Feindseligkeiten gegen Jüdinnen und Juden in Baden-Württemberg haben seit dem Hamas-Angriff auf Israel im Oktober 2023 eine neue Dimension erreicht. Allein in den knapp drei Monaten seit dem Terrorangriff bis zum Jahresende sei die Zahl der Taten "geradezu explodiert" und seitdem im Vergleich zum Auftakt des vergangenen Jahres weiter überaus stark gestiegen, sagte Landesinnenminister Thomas Strobl (CDU).

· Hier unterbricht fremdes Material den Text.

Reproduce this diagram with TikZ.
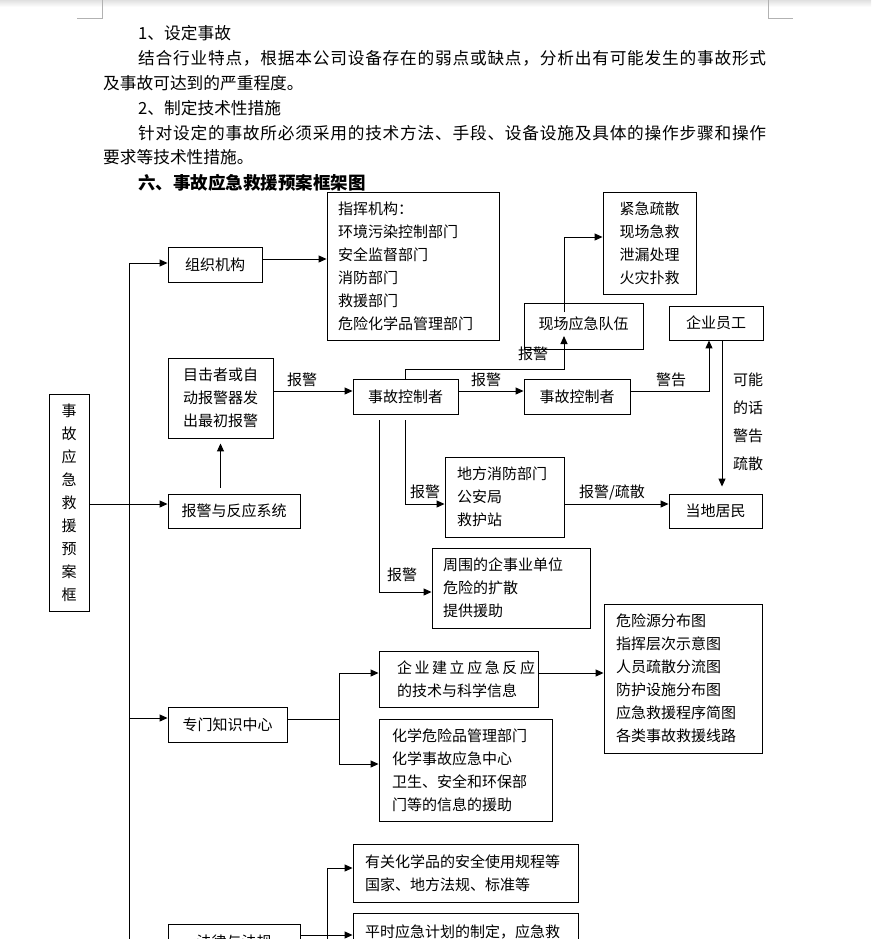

Zuletzt hatte ein vereitelter mutmaßlicher Terroranschlag auf das israelische Generalkonsulat in München für Schlagzeilen und Schockwellen gesorgt. Ermittlerinnen und Ermittler gehen Hinweisen auf ein islamistisches beziehungsweise antisemitisches Motiv des Täters nach. In Heidelberg soll kürzlich ein Mann ein Ehepaar wegen eines T-Shirts attackiert haben. Auf dem Oberteil waren der Davidstern und die englische Aufschrift "Bring them home now" zu sehen - eine Forderung, die am 7. Oktober 2023 von der palästinensischen Terrororganisation Hamas verschleppten israelischen Geiseln zu befreien. 

Dreimal so viele antisemitische Straftaten im ersten Halbjahr

Nach den neuen Zahlen des baden-württembergischen Innenministeriums verdreifachte sich die Zahl antisemitischer Straftaten im Land in den ersten sechs Monaten des laufenden Jahres im Vergleich zum ersten Halbjahr 2023. Zwischen Januar und Ende Juni 2024 wurden demnach insgesamt 260 antisemitisch motivierte Straftaten gezählt - nach 81 Delikten im ersten Halbjahr 2023. Nach Beginn des Gaza-Krieges im Oktober schnellte diese Zahl zunächst bis zum Jahresende auf 668 hoch. "Das war ein neuer, trauriger Zehnjahreshöchstwert", sagte Strobl. Der Trend habe sich nun leider fortgesetzt. Zwischen 2019 und 2022 wurden noch etwa 400 antisemitisch motivierte Straftaten im Land verfolgt.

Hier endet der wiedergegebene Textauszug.